STATED TASK — Your task is to copy the lines between the line containing "Recreate this image as a component" and the line containing "const pb015 = [0.099, 0.077, 0.080, 0.165, 0.168, 0.193];", counting both of those lines, and to emit nothing more.

DATA LINES —
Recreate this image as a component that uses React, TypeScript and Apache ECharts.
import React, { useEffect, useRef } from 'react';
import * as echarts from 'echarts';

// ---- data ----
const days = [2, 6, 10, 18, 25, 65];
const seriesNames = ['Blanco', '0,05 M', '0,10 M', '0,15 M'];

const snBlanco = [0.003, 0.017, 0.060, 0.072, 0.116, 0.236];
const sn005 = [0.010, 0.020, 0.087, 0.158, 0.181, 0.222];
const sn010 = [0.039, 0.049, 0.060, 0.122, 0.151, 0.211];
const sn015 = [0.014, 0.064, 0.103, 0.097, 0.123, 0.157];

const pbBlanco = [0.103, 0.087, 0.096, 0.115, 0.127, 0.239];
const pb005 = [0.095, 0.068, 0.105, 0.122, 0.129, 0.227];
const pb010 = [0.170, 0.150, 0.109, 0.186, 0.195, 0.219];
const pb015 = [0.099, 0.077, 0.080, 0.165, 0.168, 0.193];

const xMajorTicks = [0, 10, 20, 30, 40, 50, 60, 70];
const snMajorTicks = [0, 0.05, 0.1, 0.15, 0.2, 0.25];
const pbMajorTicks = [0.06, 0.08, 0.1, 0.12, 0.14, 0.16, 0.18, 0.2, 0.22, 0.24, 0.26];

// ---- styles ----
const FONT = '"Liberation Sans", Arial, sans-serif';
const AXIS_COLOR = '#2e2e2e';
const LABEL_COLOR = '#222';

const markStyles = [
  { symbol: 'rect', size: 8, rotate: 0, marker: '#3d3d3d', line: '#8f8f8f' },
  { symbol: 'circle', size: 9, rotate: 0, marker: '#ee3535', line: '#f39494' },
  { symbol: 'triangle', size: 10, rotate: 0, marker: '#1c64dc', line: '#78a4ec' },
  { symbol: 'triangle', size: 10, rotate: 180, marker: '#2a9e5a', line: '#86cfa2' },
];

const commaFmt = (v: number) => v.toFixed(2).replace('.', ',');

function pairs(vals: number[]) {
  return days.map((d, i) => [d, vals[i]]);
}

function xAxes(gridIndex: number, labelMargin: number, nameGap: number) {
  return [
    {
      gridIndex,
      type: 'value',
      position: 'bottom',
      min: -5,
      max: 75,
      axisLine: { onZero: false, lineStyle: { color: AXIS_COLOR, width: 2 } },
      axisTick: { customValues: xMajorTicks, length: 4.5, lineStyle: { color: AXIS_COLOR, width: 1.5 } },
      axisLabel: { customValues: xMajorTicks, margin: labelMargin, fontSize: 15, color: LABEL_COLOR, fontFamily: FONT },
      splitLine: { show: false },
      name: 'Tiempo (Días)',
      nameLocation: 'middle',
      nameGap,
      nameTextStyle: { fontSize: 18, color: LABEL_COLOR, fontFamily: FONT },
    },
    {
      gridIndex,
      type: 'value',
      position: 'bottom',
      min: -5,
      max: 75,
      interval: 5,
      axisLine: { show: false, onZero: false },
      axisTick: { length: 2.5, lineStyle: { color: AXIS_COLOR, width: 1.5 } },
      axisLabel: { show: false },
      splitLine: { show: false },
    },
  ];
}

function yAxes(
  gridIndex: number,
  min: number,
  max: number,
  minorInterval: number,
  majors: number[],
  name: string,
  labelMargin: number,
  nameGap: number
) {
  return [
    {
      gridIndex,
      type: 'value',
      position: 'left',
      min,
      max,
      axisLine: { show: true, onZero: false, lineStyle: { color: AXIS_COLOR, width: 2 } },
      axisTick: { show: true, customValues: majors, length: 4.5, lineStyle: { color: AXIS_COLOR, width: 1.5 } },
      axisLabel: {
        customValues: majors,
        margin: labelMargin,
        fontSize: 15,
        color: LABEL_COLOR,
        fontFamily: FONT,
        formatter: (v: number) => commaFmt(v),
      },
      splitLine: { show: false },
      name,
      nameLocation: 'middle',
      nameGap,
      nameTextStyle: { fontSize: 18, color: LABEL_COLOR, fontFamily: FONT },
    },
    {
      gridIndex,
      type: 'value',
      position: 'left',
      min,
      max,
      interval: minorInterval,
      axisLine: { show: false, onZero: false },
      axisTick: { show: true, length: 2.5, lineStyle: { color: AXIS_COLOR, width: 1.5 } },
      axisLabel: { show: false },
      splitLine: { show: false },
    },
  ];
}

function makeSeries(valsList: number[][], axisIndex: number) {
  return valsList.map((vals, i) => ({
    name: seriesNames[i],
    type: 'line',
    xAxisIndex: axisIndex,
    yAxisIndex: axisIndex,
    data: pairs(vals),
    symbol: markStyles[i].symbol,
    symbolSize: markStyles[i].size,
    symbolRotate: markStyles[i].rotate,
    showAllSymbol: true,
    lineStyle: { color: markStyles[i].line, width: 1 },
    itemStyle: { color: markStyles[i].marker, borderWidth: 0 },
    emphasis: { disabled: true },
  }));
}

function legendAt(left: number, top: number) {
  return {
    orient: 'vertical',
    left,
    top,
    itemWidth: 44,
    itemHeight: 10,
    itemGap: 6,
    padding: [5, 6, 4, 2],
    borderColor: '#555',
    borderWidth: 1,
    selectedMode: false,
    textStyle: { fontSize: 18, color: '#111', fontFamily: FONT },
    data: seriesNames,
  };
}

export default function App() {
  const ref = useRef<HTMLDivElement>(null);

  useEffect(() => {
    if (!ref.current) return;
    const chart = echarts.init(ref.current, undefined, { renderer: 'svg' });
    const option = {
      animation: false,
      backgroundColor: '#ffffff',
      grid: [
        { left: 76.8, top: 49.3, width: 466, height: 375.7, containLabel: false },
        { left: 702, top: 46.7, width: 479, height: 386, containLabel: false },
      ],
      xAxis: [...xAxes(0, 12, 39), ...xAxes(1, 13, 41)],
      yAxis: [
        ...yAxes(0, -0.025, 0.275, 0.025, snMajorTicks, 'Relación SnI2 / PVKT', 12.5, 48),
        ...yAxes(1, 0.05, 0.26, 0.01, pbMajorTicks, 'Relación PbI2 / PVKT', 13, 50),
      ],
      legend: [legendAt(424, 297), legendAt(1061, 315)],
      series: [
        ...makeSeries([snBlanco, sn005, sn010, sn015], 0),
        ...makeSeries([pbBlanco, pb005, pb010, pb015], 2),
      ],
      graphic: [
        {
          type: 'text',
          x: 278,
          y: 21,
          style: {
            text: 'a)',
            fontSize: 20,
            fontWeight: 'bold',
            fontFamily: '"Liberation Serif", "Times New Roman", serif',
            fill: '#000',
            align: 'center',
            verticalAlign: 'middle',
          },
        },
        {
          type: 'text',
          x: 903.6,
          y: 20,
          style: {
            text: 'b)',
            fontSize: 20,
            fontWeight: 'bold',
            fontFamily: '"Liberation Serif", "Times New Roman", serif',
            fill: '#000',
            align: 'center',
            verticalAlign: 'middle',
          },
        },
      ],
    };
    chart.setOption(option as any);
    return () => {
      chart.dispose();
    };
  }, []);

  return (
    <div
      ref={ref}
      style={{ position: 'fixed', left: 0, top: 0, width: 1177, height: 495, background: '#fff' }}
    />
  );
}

...

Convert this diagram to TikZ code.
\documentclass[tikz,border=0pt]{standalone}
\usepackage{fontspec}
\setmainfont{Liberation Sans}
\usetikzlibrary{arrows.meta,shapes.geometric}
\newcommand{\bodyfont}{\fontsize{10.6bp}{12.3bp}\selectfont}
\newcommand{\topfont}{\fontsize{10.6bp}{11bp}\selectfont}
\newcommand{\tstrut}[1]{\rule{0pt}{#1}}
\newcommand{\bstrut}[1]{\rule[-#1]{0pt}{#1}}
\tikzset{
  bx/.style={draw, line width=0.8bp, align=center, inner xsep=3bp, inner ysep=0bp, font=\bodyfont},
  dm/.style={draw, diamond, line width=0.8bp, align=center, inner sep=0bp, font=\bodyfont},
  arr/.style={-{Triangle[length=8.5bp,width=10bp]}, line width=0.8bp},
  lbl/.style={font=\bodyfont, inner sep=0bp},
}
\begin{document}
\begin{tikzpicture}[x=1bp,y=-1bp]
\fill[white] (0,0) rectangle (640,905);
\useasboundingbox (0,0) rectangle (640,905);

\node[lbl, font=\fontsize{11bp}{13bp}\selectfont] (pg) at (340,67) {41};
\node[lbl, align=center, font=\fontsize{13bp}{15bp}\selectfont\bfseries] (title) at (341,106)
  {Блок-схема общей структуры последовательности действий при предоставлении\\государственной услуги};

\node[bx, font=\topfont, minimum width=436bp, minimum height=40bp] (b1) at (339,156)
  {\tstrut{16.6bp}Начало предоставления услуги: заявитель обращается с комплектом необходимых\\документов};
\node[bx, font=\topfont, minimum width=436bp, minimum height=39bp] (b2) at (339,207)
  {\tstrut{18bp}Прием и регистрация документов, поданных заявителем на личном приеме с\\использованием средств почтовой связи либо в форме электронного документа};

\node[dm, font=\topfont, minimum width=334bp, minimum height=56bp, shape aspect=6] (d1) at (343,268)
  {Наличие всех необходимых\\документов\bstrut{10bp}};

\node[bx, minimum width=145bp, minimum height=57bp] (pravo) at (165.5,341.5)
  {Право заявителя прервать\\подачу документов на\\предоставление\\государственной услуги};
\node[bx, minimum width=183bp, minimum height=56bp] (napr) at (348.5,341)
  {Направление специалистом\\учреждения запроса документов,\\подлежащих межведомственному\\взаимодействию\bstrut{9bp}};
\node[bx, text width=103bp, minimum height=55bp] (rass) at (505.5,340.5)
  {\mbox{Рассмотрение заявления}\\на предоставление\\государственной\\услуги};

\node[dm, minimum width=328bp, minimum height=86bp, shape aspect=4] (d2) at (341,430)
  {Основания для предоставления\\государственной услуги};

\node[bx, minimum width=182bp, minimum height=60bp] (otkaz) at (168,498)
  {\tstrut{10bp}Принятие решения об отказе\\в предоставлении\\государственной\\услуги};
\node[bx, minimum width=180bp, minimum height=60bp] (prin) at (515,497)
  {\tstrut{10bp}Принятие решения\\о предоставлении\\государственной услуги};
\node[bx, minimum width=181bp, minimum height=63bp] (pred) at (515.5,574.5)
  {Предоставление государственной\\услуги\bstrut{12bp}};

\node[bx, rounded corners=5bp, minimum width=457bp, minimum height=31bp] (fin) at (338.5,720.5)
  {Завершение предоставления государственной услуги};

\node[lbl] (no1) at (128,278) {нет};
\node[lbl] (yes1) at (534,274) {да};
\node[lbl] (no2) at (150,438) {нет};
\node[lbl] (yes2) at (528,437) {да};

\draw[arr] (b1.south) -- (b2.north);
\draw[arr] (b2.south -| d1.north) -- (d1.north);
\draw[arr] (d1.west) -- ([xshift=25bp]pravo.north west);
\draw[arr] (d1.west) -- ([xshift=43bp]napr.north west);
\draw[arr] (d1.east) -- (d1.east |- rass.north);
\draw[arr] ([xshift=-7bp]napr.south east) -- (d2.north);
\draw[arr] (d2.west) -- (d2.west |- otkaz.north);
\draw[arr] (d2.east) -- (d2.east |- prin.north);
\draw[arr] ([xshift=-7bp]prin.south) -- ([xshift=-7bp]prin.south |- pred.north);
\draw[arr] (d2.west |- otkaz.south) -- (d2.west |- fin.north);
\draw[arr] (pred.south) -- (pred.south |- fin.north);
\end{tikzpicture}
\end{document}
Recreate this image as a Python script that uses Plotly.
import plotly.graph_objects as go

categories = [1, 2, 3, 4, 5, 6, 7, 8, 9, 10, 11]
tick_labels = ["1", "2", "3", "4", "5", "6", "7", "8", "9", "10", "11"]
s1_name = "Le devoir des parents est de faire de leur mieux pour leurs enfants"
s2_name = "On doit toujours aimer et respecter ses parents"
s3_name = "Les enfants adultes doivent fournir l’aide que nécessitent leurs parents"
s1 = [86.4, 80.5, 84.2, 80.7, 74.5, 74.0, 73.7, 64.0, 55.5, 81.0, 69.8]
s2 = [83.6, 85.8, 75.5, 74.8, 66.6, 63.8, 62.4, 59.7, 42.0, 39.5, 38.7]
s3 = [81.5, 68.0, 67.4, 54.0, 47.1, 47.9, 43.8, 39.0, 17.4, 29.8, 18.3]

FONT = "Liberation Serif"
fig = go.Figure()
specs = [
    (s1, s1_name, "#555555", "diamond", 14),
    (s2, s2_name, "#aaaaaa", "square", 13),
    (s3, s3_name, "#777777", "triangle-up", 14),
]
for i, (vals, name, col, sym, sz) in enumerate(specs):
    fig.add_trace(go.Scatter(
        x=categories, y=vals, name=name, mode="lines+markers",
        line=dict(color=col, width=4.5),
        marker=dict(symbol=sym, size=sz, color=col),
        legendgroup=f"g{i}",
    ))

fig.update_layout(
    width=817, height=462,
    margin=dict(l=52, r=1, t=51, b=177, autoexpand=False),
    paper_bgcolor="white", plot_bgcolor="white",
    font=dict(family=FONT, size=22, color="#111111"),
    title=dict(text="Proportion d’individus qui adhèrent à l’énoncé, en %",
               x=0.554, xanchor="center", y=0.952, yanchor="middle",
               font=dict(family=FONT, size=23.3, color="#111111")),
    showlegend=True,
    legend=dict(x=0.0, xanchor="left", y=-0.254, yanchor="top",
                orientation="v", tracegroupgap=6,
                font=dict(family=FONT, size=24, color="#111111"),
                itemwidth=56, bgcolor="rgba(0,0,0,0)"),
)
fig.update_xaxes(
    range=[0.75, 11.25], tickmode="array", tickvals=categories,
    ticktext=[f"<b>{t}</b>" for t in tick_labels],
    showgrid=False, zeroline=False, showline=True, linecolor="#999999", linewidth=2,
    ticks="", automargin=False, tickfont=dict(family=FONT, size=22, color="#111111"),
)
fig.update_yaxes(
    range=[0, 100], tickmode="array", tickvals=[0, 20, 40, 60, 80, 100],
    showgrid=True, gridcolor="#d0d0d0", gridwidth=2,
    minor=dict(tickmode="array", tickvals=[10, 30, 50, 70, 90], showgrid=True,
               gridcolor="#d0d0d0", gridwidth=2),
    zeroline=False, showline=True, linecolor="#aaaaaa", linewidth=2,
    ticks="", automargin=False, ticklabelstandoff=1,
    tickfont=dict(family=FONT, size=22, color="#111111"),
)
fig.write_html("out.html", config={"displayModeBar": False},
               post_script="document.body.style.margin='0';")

* * *

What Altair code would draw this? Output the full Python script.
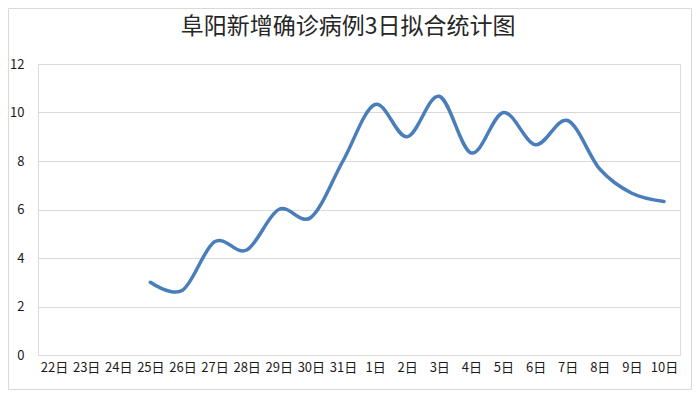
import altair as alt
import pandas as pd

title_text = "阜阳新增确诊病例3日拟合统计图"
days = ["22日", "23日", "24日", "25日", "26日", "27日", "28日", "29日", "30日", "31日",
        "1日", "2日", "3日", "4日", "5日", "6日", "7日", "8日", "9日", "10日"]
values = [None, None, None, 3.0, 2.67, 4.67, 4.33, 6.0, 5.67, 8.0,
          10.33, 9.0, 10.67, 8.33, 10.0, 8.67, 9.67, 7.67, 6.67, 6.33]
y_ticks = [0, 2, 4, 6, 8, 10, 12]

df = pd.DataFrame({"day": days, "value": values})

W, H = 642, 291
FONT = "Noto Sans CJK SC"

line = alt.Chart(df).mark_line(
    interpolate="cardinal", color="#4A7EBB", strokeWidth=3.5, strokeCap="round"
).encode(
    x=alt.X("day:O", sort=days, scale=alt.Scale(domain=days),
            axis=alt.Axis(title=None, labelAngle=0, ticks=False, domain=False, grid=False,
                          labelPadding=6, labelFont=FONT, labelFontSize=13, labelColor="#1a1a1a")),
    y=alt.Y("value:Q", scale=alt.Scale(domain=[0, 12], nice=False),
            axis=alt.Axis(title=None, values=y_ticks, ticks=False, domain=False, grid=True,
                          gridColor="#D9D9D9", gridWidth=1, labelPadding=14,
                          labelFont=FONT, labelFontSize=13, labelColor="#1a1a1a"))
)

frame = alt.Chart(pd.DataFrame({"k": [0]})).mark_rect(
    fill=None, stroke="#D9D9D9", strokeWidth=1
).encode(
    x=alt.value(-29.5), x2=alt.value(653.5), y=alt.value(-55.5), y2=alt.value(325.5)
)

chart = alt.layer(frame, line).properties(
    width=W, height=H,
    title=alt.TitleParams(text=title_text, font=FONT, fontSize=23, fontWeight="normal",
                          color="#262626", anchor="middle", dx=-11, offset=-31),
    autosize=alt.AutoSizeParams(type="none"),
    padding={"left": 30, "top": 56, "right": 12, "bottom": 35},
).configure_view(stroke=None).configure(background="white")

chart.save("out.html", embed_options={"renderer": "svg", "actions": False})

SOLUTION TO THIS EXERCISE —
Recreate this image as a component that uses React, TypeScript and Apache ECharts.
import React, { useEffect, useRef } from 'react';
import * as echarts from 'echarts';

// ---- data ----
const days = [2, 6, 10, 18, 25, 65];
const seriesNames = ['Blanco', '0,05 M', '0,10 M', '0,15 M'];

const snBlanco = [0.003, 0.017, 0.060, 0.072, 0.116, 0.236];
const sn005 = [0.010, 0.020, 0.087, 0.158, 0.181, 0.222];
const sn010 = [0.039, 0.049, 0.060, 0.122, 0.151, 0.211];
const sn015 = [0.014, 0.064, 0.103, 0.097, 0.123, 0.157];

const pbBlanco = [0.103, 0.087, 0.096, 0.115, 0.127, 0.239];
const pb005 = [0.095, 0.068, 0.105, 0.122, 0.129, 0.227];
const pb010 = [0.170, 0.150, 0.109, 0.186, 0.195, 0.219];
const pb015 = [0.099, 0.077, 0.080, 0.165, 0.168, 0.193];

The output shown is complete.